## begin

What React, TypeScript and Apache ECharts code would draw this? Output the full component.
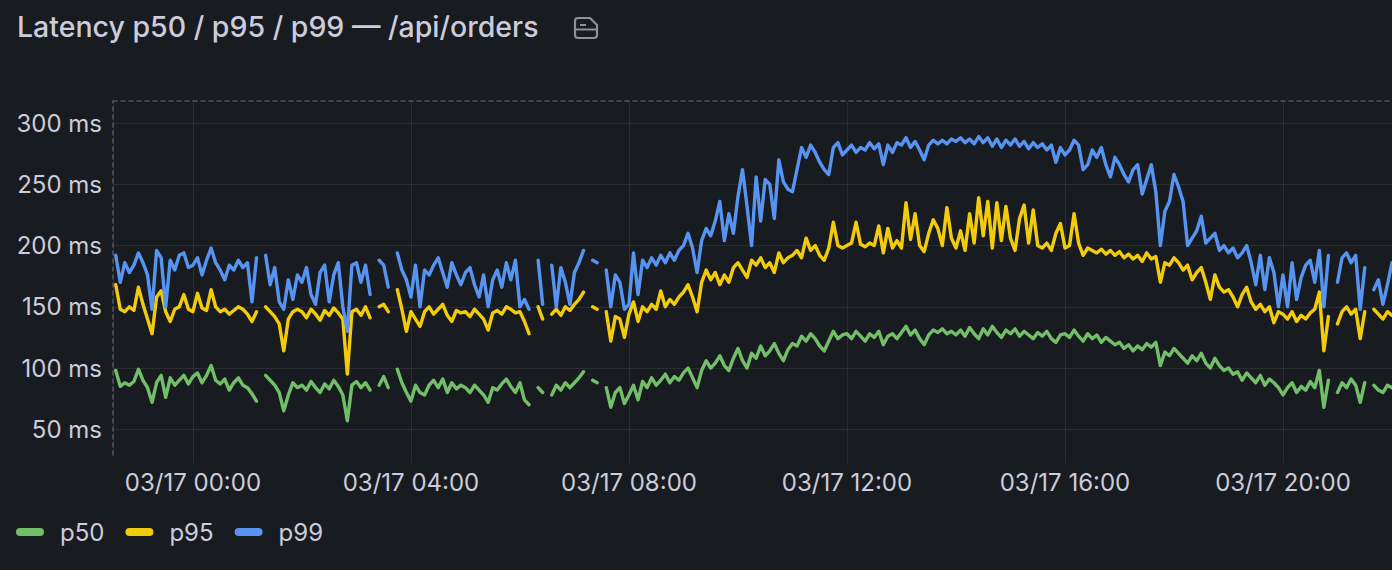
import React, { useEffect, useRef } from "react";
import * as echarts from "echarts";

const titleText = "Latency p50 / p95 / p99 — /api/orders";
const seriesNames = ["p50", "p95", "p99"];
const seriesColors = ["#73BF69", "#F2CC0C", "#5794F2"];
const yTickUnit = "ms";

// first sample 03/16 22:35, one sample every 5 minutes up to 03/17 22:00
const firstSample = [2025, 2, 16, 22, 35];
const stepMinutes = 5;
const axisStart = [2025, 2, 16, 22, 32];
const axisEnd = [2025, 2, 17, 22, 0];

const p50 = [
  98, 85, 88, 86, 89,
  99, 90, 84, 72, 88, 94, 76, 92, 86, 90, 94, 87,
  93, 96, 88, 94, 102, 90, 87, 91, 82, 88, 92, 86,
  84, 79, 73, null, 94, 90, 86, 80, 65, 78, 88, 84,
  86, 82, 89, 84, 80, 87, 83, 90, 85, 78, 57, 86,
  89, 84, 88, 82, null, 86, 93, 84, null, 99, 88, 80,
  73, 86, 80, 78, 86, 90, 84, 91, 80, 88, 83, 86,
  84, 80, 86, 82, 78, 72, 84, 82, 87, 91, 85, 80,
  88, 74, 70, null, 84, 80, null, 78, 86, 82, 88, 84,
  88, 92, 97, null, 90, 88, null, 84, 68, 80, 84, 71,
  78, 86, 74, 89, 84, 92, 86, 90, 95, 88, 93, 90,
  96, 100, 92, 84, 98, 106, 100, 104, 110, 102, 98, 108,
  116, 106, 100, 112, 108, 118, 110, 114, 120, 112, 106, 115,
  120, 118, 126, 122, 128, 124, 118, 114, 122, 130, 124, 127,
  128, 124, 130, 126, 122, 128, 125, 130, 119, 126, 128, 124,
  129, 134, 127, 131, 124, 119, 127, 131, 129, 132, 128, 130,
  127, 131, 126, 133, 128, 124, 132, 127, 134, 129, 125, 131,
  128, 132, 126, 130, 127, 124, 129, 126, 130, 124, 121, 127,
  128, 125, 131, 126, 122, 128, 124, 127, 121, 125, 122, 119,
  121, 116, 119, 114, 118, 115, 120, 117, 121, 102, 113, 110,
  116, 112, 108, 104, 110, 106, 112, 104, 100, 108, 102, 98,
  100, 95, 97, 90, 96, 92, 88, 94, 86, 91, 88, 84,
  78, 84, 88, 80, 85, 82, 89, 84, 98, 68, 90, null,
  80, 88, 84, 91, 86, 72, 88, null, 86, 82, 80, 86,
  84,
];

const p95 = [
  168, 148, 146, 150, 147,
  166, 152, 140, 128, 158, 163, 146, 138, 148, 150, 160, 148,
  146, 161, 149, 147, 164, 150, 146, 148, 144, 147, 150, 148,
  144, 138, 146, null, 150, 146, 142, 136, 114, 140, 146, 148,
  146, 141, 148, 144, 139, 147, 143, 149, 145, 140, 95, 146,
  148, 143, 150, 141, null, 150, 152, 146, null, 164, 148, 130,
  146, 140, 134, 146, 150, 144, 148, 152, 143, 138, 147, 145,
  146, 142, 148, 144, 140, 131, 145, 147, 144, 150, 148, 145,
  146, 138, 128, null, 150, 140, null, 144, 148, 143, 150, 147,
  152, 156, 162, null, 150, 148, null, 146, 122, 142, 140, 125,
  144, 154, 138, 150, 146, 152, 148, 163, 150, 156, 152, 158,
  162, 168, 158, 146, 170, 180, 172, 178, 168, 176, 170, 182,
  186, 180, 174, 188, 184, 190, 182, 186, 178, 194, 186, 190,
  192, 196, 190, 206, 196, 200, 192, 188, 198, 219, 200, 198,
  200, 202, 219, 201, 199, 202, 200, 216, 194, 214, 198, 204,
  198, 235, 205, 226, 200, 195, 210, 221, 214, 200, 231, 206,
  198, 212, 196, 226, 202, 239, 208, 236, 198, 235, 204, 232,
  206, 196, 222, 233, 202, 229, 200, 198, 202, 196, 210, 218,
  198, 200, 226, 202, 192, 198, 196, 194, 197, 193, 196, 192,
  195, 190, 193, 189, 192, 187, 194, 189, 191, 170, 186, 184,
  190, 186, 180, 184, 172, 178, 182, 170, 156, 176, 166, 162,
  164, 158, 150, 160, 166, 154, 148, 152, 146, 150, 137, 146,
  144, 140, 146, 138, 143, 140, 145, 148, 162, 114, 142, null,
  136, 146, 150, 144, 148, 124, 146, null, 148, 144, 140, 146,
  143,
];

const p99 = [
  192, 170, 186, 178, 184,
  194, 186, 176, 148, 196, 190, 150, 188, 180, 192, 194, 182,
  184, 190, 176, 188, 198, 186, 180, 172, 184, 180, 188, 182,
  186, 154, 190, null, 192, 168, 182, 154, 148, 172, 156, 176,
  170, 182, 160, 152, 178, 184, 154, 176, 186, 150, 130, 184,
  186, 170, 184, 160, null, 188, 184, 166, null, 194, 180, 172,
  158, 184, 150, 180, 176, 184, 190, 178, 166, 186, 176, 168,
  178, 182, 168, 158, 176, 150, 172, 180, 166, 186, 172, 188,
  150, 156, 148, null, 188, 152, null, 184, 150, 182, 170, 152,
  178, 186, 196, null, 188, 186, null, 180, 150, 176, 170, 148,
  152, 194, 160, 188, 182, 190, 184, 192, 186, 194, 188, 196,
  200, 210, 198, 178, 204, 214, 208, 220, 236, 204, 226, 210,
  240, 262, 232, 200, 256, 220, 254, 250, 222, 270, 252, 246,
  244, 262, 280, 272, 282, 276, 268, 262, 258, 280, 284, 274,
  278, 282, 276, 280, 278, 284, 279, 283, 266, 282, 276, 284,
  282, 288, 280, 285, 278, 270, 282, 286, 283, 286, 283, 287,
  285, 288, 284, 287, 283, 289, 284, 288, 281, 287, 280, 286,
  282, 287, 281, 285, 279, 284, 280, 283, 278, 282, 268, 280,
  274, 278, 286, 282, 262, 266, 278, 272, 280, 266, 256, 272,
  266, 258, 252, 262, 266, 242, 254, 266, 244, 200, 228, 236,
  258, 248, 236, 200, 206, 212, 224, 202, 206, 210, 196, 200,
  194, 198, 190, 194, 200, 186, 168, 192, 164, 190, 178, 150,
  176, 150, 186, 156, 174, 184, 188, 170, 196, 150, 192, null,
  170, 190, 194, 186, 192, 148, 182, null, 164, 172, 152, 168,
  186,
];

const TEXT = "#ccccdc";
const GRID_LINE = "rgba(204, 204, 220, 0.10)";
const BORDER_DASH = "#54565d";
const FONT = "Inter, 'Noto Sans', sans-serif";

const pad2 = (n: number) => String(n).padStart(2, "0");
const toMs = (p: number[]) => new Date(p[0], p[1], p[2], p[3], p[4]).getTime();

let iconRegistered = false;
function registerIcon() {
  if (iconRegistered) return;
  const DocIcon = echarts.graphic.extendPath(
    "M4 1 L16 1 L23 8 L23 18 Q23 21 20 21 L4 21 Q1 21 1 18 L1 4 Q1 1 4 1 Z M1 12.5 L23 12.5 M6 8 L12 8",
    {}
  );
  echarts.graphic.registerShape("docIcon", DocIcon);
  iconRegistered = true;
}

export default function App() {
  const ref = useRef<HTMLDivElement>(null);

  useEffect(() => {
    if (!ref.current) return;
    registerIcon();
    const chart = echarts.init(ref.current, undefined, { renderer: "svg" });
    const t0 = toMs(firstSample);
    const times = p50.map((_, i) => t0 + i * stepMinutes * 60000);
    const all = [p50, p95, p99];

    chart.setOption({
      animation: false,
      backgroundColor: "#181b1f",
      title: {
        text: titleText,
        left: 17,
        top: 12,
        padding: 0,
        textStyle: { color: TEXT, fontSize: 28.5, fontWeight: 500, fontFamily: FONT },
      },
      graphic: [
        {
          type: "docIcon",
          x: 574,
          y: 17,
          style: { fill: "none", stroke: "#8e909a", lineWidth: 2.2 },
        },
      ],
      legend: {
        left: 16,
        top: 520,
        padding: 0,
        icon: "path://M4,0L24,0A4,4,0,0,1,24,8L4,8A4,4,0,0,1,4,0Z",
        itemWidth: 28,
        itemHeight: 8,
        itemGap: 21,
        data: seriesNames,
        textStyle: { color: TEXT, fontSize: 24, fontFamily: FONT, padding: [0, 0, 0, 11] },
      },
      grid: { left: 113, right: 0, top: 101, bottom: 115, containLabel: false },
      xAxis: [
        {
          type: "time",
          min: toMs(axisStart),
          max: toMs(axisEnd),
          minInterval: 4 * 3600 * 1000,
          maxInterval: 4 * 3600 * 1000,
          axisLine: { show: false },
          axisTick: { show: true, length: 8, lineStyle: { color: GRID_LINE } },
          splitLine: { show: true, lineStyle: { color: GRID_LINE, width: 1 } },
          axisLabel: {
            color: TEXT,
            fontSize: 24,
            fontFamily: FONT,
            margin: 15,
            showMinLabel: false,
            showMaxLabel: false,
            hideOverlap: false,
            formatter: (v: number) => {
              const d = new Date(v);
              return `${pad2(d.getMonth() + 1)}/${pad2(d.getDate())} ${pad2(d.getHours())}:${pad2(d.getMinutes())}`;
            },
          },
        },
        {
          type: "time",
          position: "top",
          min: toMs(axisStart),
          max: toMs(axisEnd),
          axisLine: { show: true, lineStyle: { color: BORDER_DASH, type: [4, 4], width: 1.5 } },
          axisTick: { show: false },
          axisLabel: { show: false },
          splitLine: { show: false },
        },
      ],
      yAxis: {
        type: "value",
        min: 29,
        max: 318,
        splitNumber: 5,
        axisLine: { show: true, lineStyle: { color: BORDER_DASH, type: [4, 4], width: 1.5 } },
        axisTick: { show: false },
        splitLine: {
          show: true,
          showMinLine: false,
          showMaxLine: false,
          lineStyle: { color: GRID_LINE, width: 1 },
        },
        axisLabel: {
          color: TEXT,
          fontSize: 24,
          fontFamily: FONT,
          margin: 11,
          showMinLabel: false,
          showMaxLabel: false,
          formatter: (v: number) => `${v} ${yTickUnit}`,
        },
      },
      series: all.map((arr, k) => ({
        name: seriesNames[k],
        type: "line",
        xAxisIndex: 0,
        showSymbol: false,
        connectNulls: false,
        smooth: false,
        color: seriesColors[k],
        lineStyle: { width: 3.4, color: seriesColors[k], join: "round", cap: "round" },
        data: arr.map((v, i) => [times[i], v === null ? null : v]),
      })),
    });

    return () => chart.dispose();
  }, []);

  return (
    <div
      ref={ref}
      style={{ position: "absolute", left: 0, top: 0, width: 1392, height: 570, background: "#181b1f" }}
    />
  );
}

## end

* Problem to work on *
Select all lines in the listing that include the word "React".

* Completed exercise *
What React, TypeScript and Apache ECharts code would draw this? Output the full component.
import React, { useEffect, useRef } from "react";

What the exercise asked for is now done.